Zero Assoluto singles chronology
| "Semplicemente" (2005) | "Svegliarsi la mattina" (2006) | "Sei parte di me" (2006) |

= Svegliarsi la mattina =

"Svegliarsi la mattina" is a song by Italian pop duo Zero Assoluto, released on 28 February 2006 as the second single from their second album Appena prima di partire.

The song was Zero Assoluto's entry for the Sanremo Music Festival 2006, where it placed seventh in the grand final.

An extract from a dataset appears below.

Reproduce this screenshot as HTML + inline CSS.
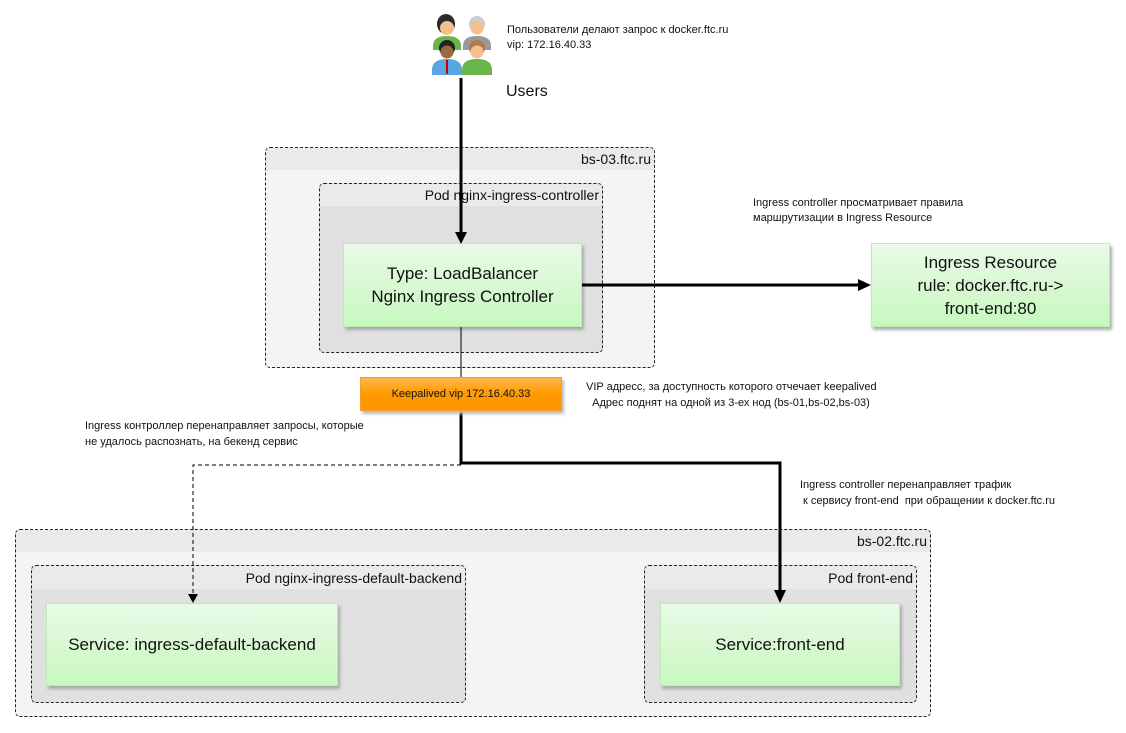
<!DOCTYPE html>
<html><head><meta charset="utf-8"><style>
body{margin:0;width:1126px;height:733px;background:#fff;position:relative;overflow:hidden;font-family:"Liberation Sans",sans-serif;color:#111}
.a{position:absolute;box-sizing:border-box}
.grp{border:1px dashed #222;border-radius:5px}
.lbl{position:absolute;right:3px;font-size:14px;white-space:nowrap}
.g{background:linear-gradient(#e9fbe7,#d9f8d3 50%,#c6f9be);border:1px solid #b9eeb0;box-shadow:2px 3px 3px #aaa;display:flex;align-items:center;justify-content:center;text-align:center;font-size:17px;line-height:23px}
.t{position:absolute;font-size:11px;line-height:15px;white-space:nowrap}
</style></head><body>
<div class="a grp" style="left:265px;top:147px;width:390px;height:221px;background:linear-gradient(#eaeaea 0,#eaeaea 22px,#f4f4f4 22px)"><span class="lbl" style="top:3px">bs-03.ftc.ru</span></div>
<div class="a grp" style="left:319px;top:183px;width:284px;height:170px;background:linear-gradient(#eaeaea 0,#eaeaea 22px,#e0e0e0 22px)"><span class="lbl" style="top:3px">Pod nginx-ingress-controller</span></div>
<div class="a g" style="left:343px;top:243px;width:239px;height:84px">Type: LoadBalancer<br>Nginx Ingress Controller</div>
<div class="a g" style="left:871px;top:243px;width:239px;height:84px">Ingress Resource<br>rule: docker.ftc.ru-&gt;<br>front-end:80</div>
<div class="a grp" style="left:15px;top:529px;width:916px;height:188px;background:linear-gradient(#eaeaea 0,#eaeaea 22px,#f4f4f4 22px)"><span class="lbl" style="top:3px">bs-02.ftc.ru</span></div>
<div class="a grp" style="left:31px;top:565px;width:435px;height:138px;background:linear-gradient(#eaeaea 0,#eaeaea 23px,#e0e0e0 23px)"><span class="lbl" style="top:4px">Pod nginx-ingress-default-backend</span></div>
<div class="a grp" style="left:644px;top:565px;width:273px;height:138px;background:linear-gradient(#eaeaea 0,#eaeaea 23px,#e0e0e0 23px)"><span class="lbl" style="top:4px">Pod front-end</span></div>
<div class="a g" style="left:46px;top:603px;width:292px;height:83px">Service: ingress-default-backend</div>
<div class="a g" style="left:660px;top:603px;width:240px;height:83px">Service:front-end</div>
<svg class="a" style="left:0;top:0" width="1126" height="733">
<line x1="461" y1="78" x2="461" y2="236" stroke="#000" stroke-width="3"/>
<polygon points="455,232 467,232 461,244" fill="#000"/>
<line x1="461" y1="327" x2="461" y2="377" stroke="#000" stroke-width="1"/>
<line x1="582" y1="285" x2="862" y2="285" stroke="#000" stroke-width="3"/>
<polygon points="858,279 871,285 858,291" fill="#000"/>
<polyline points="461,411 461,463 780,463 780,594" fill="none" stroke="#000" stroke-width="3"/>
<polygon points="774,590 786,590 780,603" fill="#000"/>
<polyline points="461,465 193,465 193,596" fill="none" stroke="#000" stroke-width="1" stroke-dasharray="4,3"/>
<polygon points="188,594 198,594 193,603" fill="#000"/>
<g>
<path d="M433,50 v-4 q0,-10 14,-10 q14,0 14,10 v4z" fill="#6ab54a"/>
<path d="M463,50 v-4 q0,-10 14,-10 q14,0 14,10 v4z" fill="#999"/>
<ellipse cx="446" cy="24" rx="9" ry="10" fill="#2a2a2a"/><circle cx="447" cy="28" r="7" fill="#f5c08e"/>
<circle cx="477" cy="24" r="8" fill="#ccc"/><circle cx="477" cy="28" r="6.5" fill="#f5c08e"/>
<path d="M432,75 v-5 q0,-11 15,-11 q15,0 15,11 v5z" fill="#5aa6e0"/><rect x="446" y="60" width="2" height="14" fill="#c00"/>
<path d="M462,75 v-5 q0,-11 15,-11 q15,0 15,11 v5z" fill="#6ab54a"/>
<circle cx="447" cy="48" r="8" fill="#222"/><circle cx="447" cy="52" r="6.5" fill="#9a6a3e"/>
<circle cx="477" cy="48" r="8" fill="#b47a4a"/><circle cx="477" cy="52" r="6.5" fill="#f5c08e"/>
</g>
</svg>
<div class="a" style="left:360px;top:377px;width:202px;height:34px;background:linear-gradient(#ffb84d,#ff9a00 50%,#ff9400);border:1px solid #f0a030;box-shadow:2px 3px 3px #bbb;font-size:11px;display:flex;align-items:center;justify-content:center">Keepalived vip 172.16.40.33</div>
<div class="t" style="left:507px;top:23px">Пользователи делают запрос к docker.ftc.ru<br>vip: 172.16.40.33</div>
<div class="t" style="left:506px;top:83px;font-size:16px;line-height:18px">Users</div>
<div class="t" style="left:753px;top:196px">Ingress controller просматривает правила<br>маршрутизации в Ingress Resource</div>
<div class="t" style="left:586px;top:379px;line-height:16px">VIP адресс, за доступность которого отчечает keepalived<br>&nbsp;&nbsp;Адрес поднят на одной из 3-ех нод (bs-01,bs-02,bs-03)</div>
<div class="t" style="left:85px;top:418px;line-height:16px">Ingress контроллер перенаправляет запросы, которые<br>не удалось распознать, на бекенд сервис</div>
<div class="t" style="left:800px;top:477px;line-height:16px">Ingress controller перенаправляет трафик<br>&nbsp;к сервису front-end &nbsp;при обращении к docker.ftc.ru</div>
</body></html>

It peaked at number 1 on the Italian singles chart, becoming the most selling single of the year.

==Track listing==
1. Svegliarsi la mattina
2. Semplicemente
3. Svegliarsi la mattina (music video)
4. Semplicemente (music video)

==Charts==

Weekly chart performance for "Svegliarsi la mattina"
| Chart (2006) | Peak position |
|---|---|
| Italy (FIMI) | 1 |

== Certifications ==

| Region | Certification | Certified units/sales |
| Italy (FIMI) | Platinum | 50,000^{‡} |
^{‡} Sales+streaming figures based on certification alone.